> **WHAT THE TASK ASKS**: Using the records below, report how many lines hold "standalone", with no extra text.

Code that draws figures
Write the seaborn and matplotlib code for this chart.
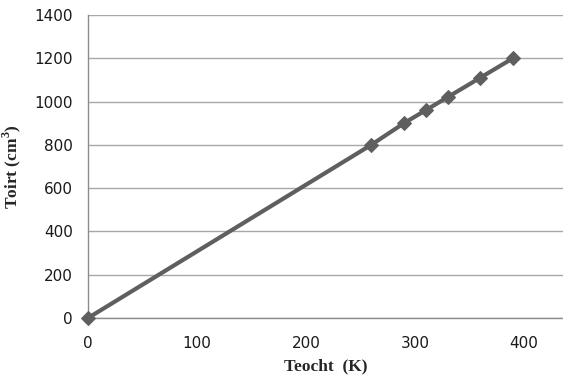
import pandas as pd
import seaborn as sns
import matplotlib.pyplot as plt

teocht = [0, 260, 290, 310, 330, 360, 390]
toirt = [0, 800, 900, 960, 1020, 1110, 1200]
x_ticks = [0, 100, 200, 300, 400]
y_ticks = [0, 200, 400, 600, 800, 1000, 1200, 1400]

df = pd.DataFrame({"Teocht": teocht, "Toirt": toirt})

sns.set_style("white")
plt.rcParams['font.family'] = ['DejaVu Sans']
plt.rcParams['mathtext.fontset'] = 'custom'
plt.rcParams['mathtext.rm'] = 'Liberation Serif'
plt.rcParams['mathtext.bf'] = 'Liberation Serif:bold'

fig = plt.figure(figsize=(5.63, 3.85), dpi=100)
ax = fig.add_axes([88 / 563, 1 - 318 / 385, 1 - 88 / 563, (318 - 15) / 385])

sns.lineplot(x="Teocht", y="Toirt", data=df, ax=ax, color="#5f5f5f",
             linewidth=3, marker="D", markersize=7, markeredgecolor="#5f5f5f",
             zorder=3, clip_on=False)

ax.set_xlim(0, 436)
ax.set_ylim(0, 1400)
ax.set_xticks(x_ticks)
ax.set_yticks(y_ticks)
ax.yaxis.grid(True, color="#a8a8a8", linewidth=1)
ax.xaxis.grid(False)
for s in ["top", "right"]:
    ax.spines[s].set_visible(False)
for s in ["left", "bottom"]:
    ax.spines[s].set_color("#8c8c8c")
    ax.spines[s].set_linewidth(1)
ax.tick_params(axis="both", direction="out", length=5, color="#8c8c8c",
               labelsize=11, labelcolor="#1a1a1a")
ax.tick_params(axis="x", pad=8)
ax.tick_params(axis="y", pad=6)

ax.set_xlabel("Teocht  (K)", family="Liberation Serif", fontweight="bold",
              fontsize=12.5, labelpad=5)
ax.set_ylabel("Toirt (cm$^{\\mathbf{3}}$)", family="Liberation Serif",
              fontweight="bold", fontsize=12.5, labelpad=8)

plt.savefig("out.png", dpi=100)
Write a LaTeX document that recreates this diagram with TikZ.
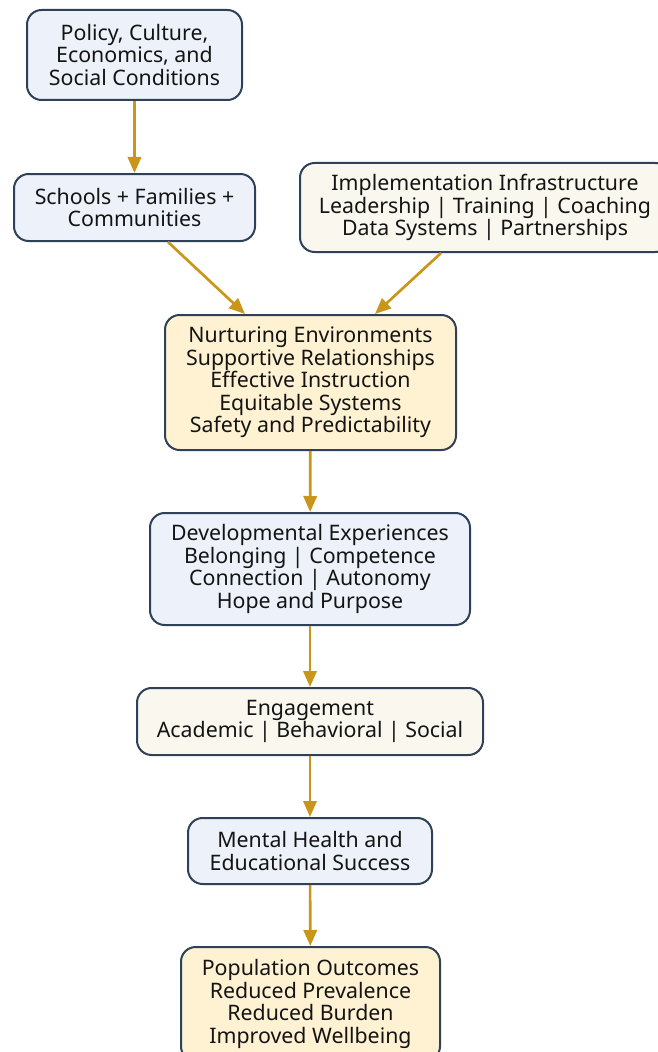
\documentclass[tikz,border=0pt]{standalone}
\usepackage{fontspec}
\setmainfont{Noto Sans}
\usetikzlibrary{arrows.meta}
\definecolor{edgeblue}{HTML}{2F4158}
\definecolor{fillblue}{HTML}{EDF2FA}
\definecolor{fillyellow}{HTML}{FFF2D2}
\definecolor{fillcream}{HTML}{FAF7EF}
\definecolor{arrowgold}{HTML}{C9961A}
\tikzset{
  box/.style={draw=edgeblue, line width=1.5pt, rounded corners=11pt, inner sep=0pt,
    align=center, text=black!92, font=\fontsize{16pt}{16.9pt}\selectfont},
  bluebox/.style={box, fill=fillblue},
  yellowbox/.style={box, fill=fillyellow},
  creambox/.style={box, fill=fillcream},
  flow/.style={draw=arrowgold, line width=2pt, -{Triangle[length=12pt,width=10pt]}}
}
\begin{document}
\begin{tikzpicture}[x=0.75pt,y=-0.75pt]
\useasboundingbox (0,0) rectangle (657,1052);
\node[bluebox, minimum width=161.25pt, minimum height=67.5pt] (pol) at (134.5,55)
  {Policy, Culture,\\Economics, and\\Social Conditions};
\node[bluebox, minimum width=180.75pt, minimum height=50.25pt] (sch) at (134.5,207.5)
  {Schools + Families +\\Communities};
\node[creambox, minimum width=277.5pt, minimum height=66.75pt] (imp) at (485,207.5)
  {Implementation Infrastructure\\Leadership | Training | Coaching\\Data Systems | Partnerships};
\node[yellowbox, minimum width=218.25pt, minimum height=101.25pt] (nur) at (310.5,382.5)
  {Nurturing Environments\\Supportive Relationships\\Effective Instruction\\Equitable Systems\\Safety and Predictability};
\node[bluebox, minimum width=240pt, minimum height=84pt] (dev) at (310,569)
  {Developmental Experiences\\Belonging | Competence\\Connection | Autonomy\\Hope and Purpose};
\node[creambox, minimum width=259.5pt, minimum height=50.25pt] (eng) at (310,721.5)
  {Engagement\\Academic | Behavioral | Social};
\node[bluebox, minimum width=183pt, minimum height=49.5pt] (mh) at (310,851)
  {Mental Health and\\Educational Success};
\node[yellowbox, minimum width=194.25pt, minimum height=85.5pt] (pop) at (310.5,1004)
  {Population Outcomes\\Reduced Prevalence\\Reduced Burden\\Improved Wellbeing};

\draw[flow] (pol) -- (sch);
\draw[flow] ([xshift=25.125pt]sch.south) -- ([xshift=-49.125pt]nur.north);
\draw[flow] ([xshift=-33pt]imp.south) -- ([xshift=48.375pt]nur.north);
\draw[flow] (nur) -- (dev);
\draw[flow] (dev) -- (eng);
\draw[flow] (eng) -- (mh);
\draw[flow] (mh) -- (pop);
\end{tikzpicture}
\end{document}
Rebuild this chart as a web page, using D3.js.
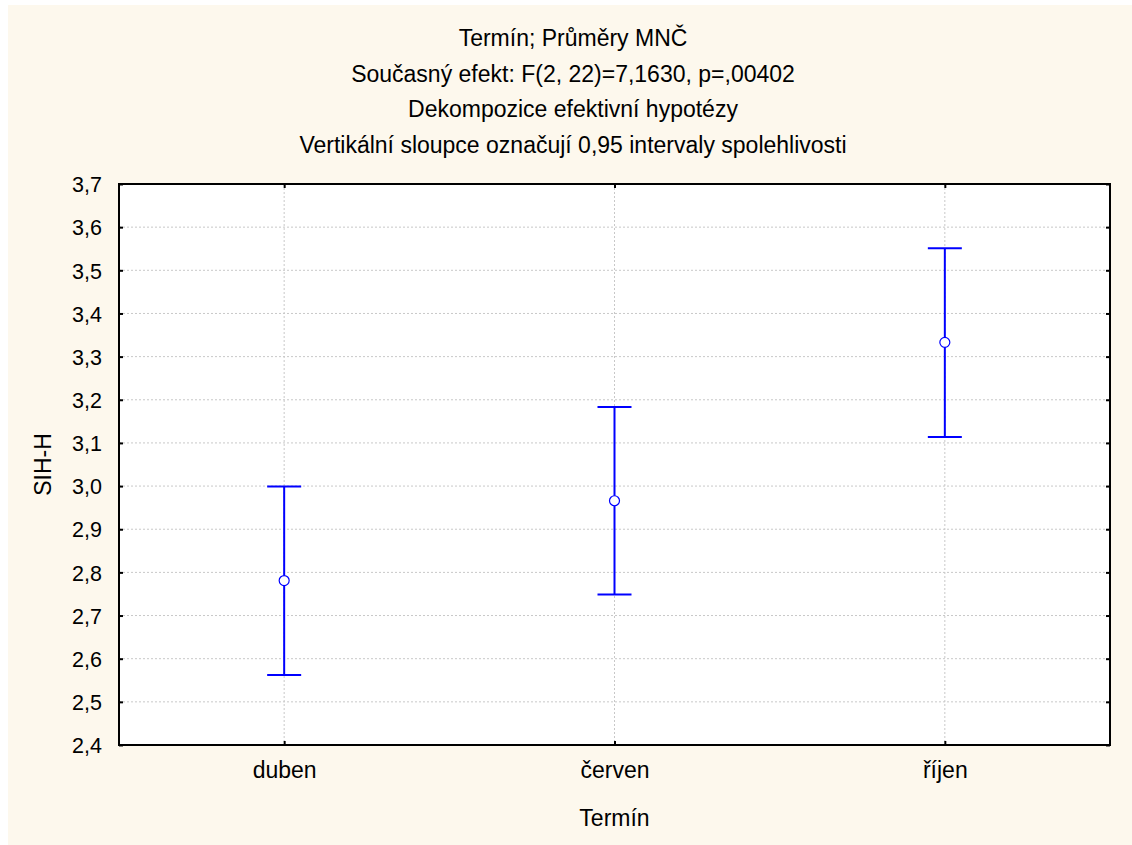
<!DOCTYPE html>
<html>
<head>
<meta charset="utf-8">
<script src="https://cdn.jsdelivr.net/npm/d3@7"></script>
<style>
  body { margin: 0; background: #fff; }
  text { font-family: "Liberation Sans", Arial, sans-serif; fill: #000; }
</style>
</head>
<body>
<svg id="chart"></svg>
<script>
const width = 1132;
const height = 845;

const titleLines = [
  "Termín; Průměry MNČ",
  "Současný efekt: F(2, 22)=7,1630, p=,00402",
  "Dekompozice efektivní hypotézy",
  "Vertikální sloupce označují 0,95 intervaly spolehlivosti"
];
const categories = ["duben", "červen", "říjen"];
const means = [2.781, 2.966, 3.333];
const lower = [2.562, 2.749, 3.114];
const upper = [2.999, 3.183, 3.551];
const yTicks = [2.4, 2.5, 2.6, 2.7, 2.8, 2.9, 3.0, 3.1, 3.2, 3.3, 3.4, 3.5, 3.6, 3.7];

const margin = { top: 184, right: 22, bottom: 100, left: 119 };
const plotW = width - margin.left - margin.right;
const plotH = height - margin.top - margin.bottom;

const svg = d3.select("#chart").attr("width", width).attr("height", height);

svg.append("rect")
  .attr("x", 8).attr("y", 5)
  .attr("width", width - 8).attr("height", height - 5)
  .attr("fill", "#fdf8ed");

const g = svg.append("g").attr("transform", `translate(${margin.left},${margin.top})`);

const x = d3.scalePoint().domain(categories).range([0, plotW]).padding(0.5);
const y = d3.scaleLinear().domain([2.4, 3.7]).range([plotH, 0]);
const fmt = v => d3.format(".1f")(v).replace(".", ",");

g.append("rect").attr("width", plotW).attr("height", plotH).attr("fill", "#fff");

// grid
g.selectAll(".hgrid").data(yTicks.slice(1, -1)).enter().append("line")
  .attr("x1", 0).attr("x2", plotW)
  .attr("y1", d => y(d)).attr("y2", d => y(d))
  .attr("stroke", "#c8c8c8").attr("stroke-dasharray", "2,2");
g.selectAll(".vgrid").data(categories).enter().append("line")
  .attr("x1", d => x(d)).attr("x2", d => x(d))
  .attr("y1", 0).attr("y2", plotH)
  .attr("stroke", "#c8c8c8").attr("stroke-dasharray", "2,2");

// axes (inward ticks)
const yAxis = g.append("g").call(d3.axisLeft(y).tickValues(yTicks).tickFormat(fmt).tickSize(-4).tickPadding(17));
const yAxisR = g.append("g").attr("transform", `translate(${plotW},0)`)
  .call(d3.axisRight(y).tickValues(yTicks).tickFormat("").tickSize(-4));
const xAxis = g.append("g").attr("transform", `translate(0,${plotH})`)
  .call(d3.axisBottom(x).tickSize(-4).tickPadding(17));
const xAxisT = g.append("g").call(d3.axisTop(x).tickFormat("").tickSize(-4));

[yAxis, yAxisR, xAxis, xAxisT].forEach(a => {
  a.select(".domain").remove();
  a.selectAll("line").attr("stroke", "#000").attr("stroke-width", 2);
  a.selectAll("text").style("font-family", "Liberation Sans, Arial, sans-serif");
});
yAxis.selectAll("text").style("font-size", "21.5px").attr("dy", "0.36em");
xAxis.selectAll("text").style("font-size", "23px");

g.append("rect").attr("width", plotW).attr("height", plotH)
  .attr("fill", "none").attr("stroke", "#000").attr("stroke-width", 2);

// error bars
const bars = g.selectAll(".bar").data(categories).enter().append("g");
bars.append("line")
  .attr("x1", d => x(d)).attr("x2", d => x(d))
  .attr("y1", (d, i) => y(upper[i])).attr("y2", (d, i) => y(lower[i]))
  .attr("stroke", "#0000ff").attr("stroke-width", 2);
bars.append("line")
  .attr("x1", d => x(d) - 17).attr("x2", d => x(d) + 17)
  .attr("y1", (d, i) => y(upper[i])).attr("y2", (d, i) => y(upper[i]))
  .attr("stroke", "#0000ff").attr("stroke-width", 2);
bars.append("line")
  .attr("x1", d => x(d) - 17).attr("x2", d => x(d) + 17)
  .attr("y1", (d, i) => y(lower[i])).attr("y2", (d, i) => y(lower[i]))
  .attr("stroke", "#0000ff").attr("stroke-width", 2);
bars.append("circle")
  .attr("cx", d => x(d)).attr("cy", (d, i) => y(means[i]))
  .attr("r", 5).attr("fill", "#fff").attr("stroke", "#0000ff").attr("stroke-width", 1.2);

// titles
svg.selectAll(".title").data(titleLines).enter().append("text")
  .attr("x", 573).attr("y", (d, i) => 46 + i * 35.7)
  .attr("text-anchor", "middle").style("font-size", "23px")
  .text(d => d);

svg.append("text")
  .attr("x", margin.left + plotW / 2).attr("y", 826)
  .attr("text-anchor", "middle").style("font-size", "23px")
  .text("Termín");

svg.append("text")
  .attr("transform", `translate(51,${margin.top + plotH / 2}) rotate(-90)`)
  .attr("text-anchor", "middle").style("font-size", "23px")
  .text("SIH-H");
</script>
</body>
</html>
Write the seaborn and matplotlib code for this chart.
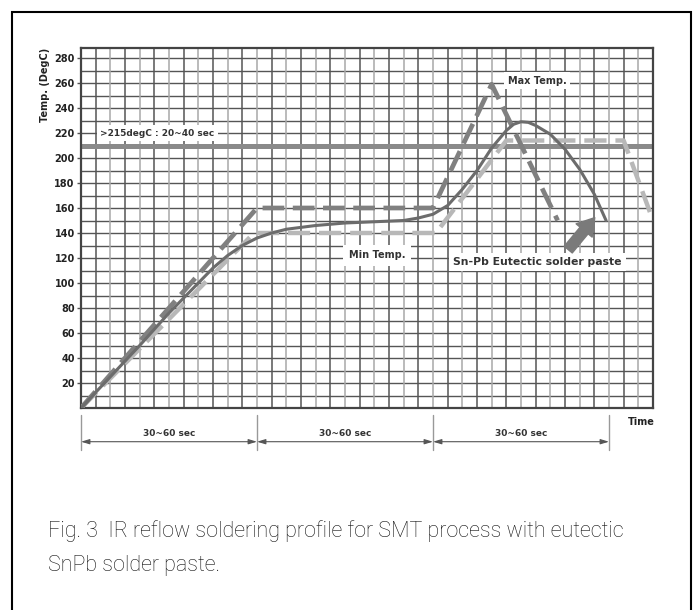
import numpy as np
import pandas as pd
import matplotlib
matplotlib.use('Agg')
import matplotlib.pyplot as plt
import matplotlib.transforms as mtransforms
import matplotlib.patches as mpatches
import seaborn as sns

# time axis in grid units (one cell = one unit), temperature in degC
solid_x = [0, 2, 4, 6, 8, 9, 10, 11, 12, 13, 14, 16, 18, 20, 22, 23, 24, 25, 26, 27, 28, 29, 29.5, 30, 30.5, 31, 32, 33, 34, 35, 35.8]
solid_y = [0, 25, 50, 76, 100, 112, 122, 130, 136, 140, 143, 146, 148, 149, 150, 152, 155, 162, 175, 190, 208, 222, 227, 229, 228.5, 226, 219, 207, 191, 171, 150]
max_x = [0, 12, 24, 28, 32.5]
max_y = [0, 160, 160, 259, 150]
min_x = [0, 11.8, 24.2, 29, 37, 39]
min_y = [0, 140, 140, 214, 214, 150]
limit_temp = 210
yticks = [20, 40, 60, 80, 100, 120, 140, 160, 180, 200, 220, 240, 260, 280]
segments = [0, 12, 24, 36]
seg_labels = ['30~60 sec', '30~60 sec', '30~60 sec']

sns.set_style('white')
plt.rcParams['font.family'] = ['DejaVu Sans']

W, H = 694, 610
fig = plt.figure(figsize=(W / 100, H / 100), dpi=100)
ax = fig.add_axes([81 / W, (H - 408) / H, 572 / W, 360 / H])
ax.set_xlim(0, 39)
ax.set_ylim(0, 288)

# grid
for y in range(10, 290, 10):
    ax.axhline(y, color='#555555', lw=1.0, zorder=1)
for x in range(1, 39):
    ax.axvline(x, color='#555555' if x % 2 else '#a8a8a8', lw=1.1, zorder=1)

ax.axhline(limit_temp, color='#8a8a8a', lw=3.6, zorder=2)

df_min = pd.DataFrame({'x': min_x, 'y': min_y})
df_max = pd.DataFrame({'x': max_x, 'y': max_y})
df_sol = pd.DataFrame({'x': solid_x, 'y': solid_y})

sns.lineplot(data=df_min, x='x', y='y', ax=ax, sort=False, color='#b8b8b8', lw=3.2, zorder=3)
ax.lines[-1].set_dashes((5, 2))
sns.lineplot(data=df_max, x='x', y='y', ax=ax, sort=False, color='#808080', lw=3.4, zorder=4)
ax.lines[-1].set_dashes((4.6, 1.8))
sns.lineplot(data=df_sol, x='x', y='y', ax=ax, sort=False, color='#6c6c6c', lw=2.2, zorder=5)

for s in ax.spines.values():
    s.set_color('#444444')
    s.set_linewidth(1.6)

ax.set_xticks([])
ax.set_yticks(yticks)
ax.set_yticklabels([str(t) for t in yticks], fontsize=7, fontweight='bold', color='#222222')
ax.tick_params(axis='y', length=3, width=1, color='#555555', pad=1.5, left=True)
ax.set_xlabel('')
ax.set_ylabel('')

box = dict(facecolor='white', edgecolor='none', pad=2.5)
ax.text(5.2, 220, '>215degC : 20~40 sec', fontsize=6.5, fontweight='bold', color='#333333',
        ha='center', va='center', bbox=box, zorder=6)
ax.text(31.1, 262, 'Max Temp.', fontsize=7, fontweight='bold', color='#333333',
        ha='center', va='center', bbox=box, zorder=6)
ax.text(20.2, 122, 'Min Temp.', fontsize=7, fontweight='bold', color='#333333',
        ha='center', va='center', bbox=dict(facecolor='white', edgecolor='none', pad=4), zorder=6)
ax.text(31.1, 117, 'Sn-Pb Eutectic solder paste', fontsize=7.8, fontweight='bold', color='#333333',
        ha='center', va='center', bbox=dict(facecolor='white', edgecolor='none', pad=3), zorder=6)

ax.annotate('', xy=(35.15, 154), xytext=(33.1, 125),
            arrowprops=dict(arrowstyle='simple,head_length=0.8,head_width=1.0,tail_width=0.5',
                            color='#7a7a7a', mutation_scale=15), zorder=7)

# time segments under the chart
trans = mtransforms.blended_transform_factory(ax.transData, fig.transFigure)
def fy(px):
    return 1 - px / H

for x in segments:
    ax.plot([x, x], [fy(415), fy(450)], transform=trans, color='#999999', lw=1, clip_on=False)
for i, lab in enumerate(seg_labels):
    x0, x1 = segments[i], segments[i + 1]
    ax.annotate('', xy=(x1, fy(441.7)), xytext=(x0, fy(441.7)), xycoords=trans, textcoords=trans,
                arrowprops=dict(arrowstyle='<|-|>,head_length=0.5,head_width=0.15', color='#555555',
                                lw=0.8, shrinkA=0, shrinkB=0))
    ax.text((x0 + x1) / 2, fy(434), lab, transform=trans, fontsize=6.5, fontweight='bold',
            color='#333333', ha='center', va='center')

ax.text(38.2, fy(422), 'Time', transform=trans, fontsize=7, fontweight='bold',
        color='#222222', ha='center', va='center')

fig.text(45 / W, fy(85), 'Temp. (DegC)', rotation=90, fontsize=7, fontweight='bold',
         color='#222222', ha='center', va='center')

cap_font = ['Roboto', 'DejaVu Sans']
fig.text(48 / W, fy(531), 'Fig. 3  IR reflow soldering profile for SMT process with eutectic',
         fontsize=15.5, fontweight='light', color='#111111', ha='left', va='center', family=cap_font)
fig.text(48 / W, fy(566), 'SnPb solder paste.',
         fontsize=15.5, fontweight='light', color='#111111', ha='left', va='center', family=cap_font)

frame = mpatches.Rectangle((12 / W, -0.02), (691 - 12) / W, fy(12) + 0.02, transform=fig.transFigure,
                           fill=False, edgecolor='black', lw=1.5)
fig.patches.append(frame)

fig.savefig('out.png', dpi=100, facecolor='white')
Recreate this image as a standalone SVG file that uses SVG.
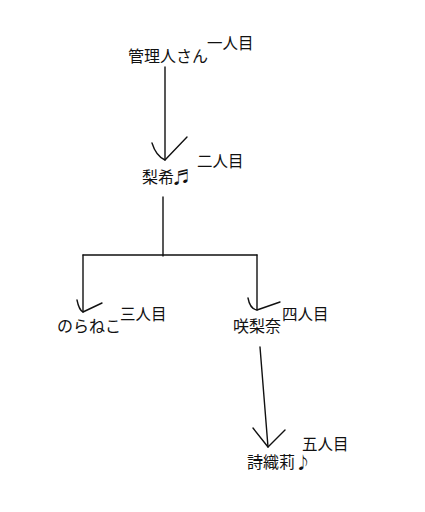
<svg xmlns="http://www.w3.org/2000/svg" width="425" height="512" viewBox="0 0 425 512">
<style>
text{font-family:"Noto Sans CJK JP","Noto Sans CJK SC",sans-serif;font-size:16px;fill:#111}
text.l{font-size:15.5px}
.c{fill:none;stroke:#111;stroke-width:1.4;stroke-linecap:round;stroke-linejoin:round}
</style>
<rect width="425" height="512" fill="#fff"/>
<g id="connectors">
<path class="c" d="M165 67 L165 160"/>
<path class="c" d="M152 143 Q156 156 165 160 L187 137"/>
<path class="c" d="M163 197 L163 256"/>
<path class="c" d="M83 255 L257 255"/>
<path class="c" d="M83 255 L83 312"/>
<path class="c" d="M77 300 Q79 310 83 312 L102 303"/>
<path class="c" d="M257 255 L257 310"/>
<path class="c" d="M248 298 Q250 309 257 310 L280 302"/>
<path class="c" d="M260 347 L268 447"/>
<path class="c" d="M253 428 L268 447 L285 430"/>
</g>
<g id="n1"><text x="128" y="62">管理人さん</text><text class="l" x="207" y="49">一人目</text></g>
<g id="n2"><text x="142" y="183">梨希♬</text><text class="l" x="197" y="167">二人目</text></g>
<g id="n3"><text x="57" y="332">のらねこ</text><text class="l" x="120" y="320">三人目</text></g>
<g id="n4"><text x="233" y="332">咲梨奈</text><text class="l" x="282" y="320">四人目</text></g>
<g id="n5"><text x="247" y="468">詩織莉♪</text><text class="l" x="302" y="450">五人目</text></g>
</svg>
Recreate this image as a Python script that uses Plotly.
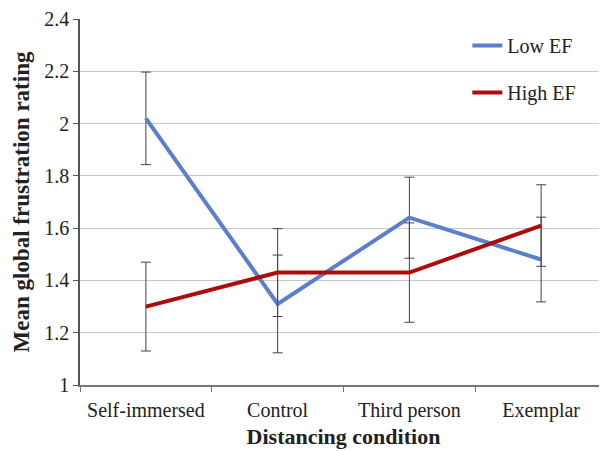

> **TASK SOLUTION**: 2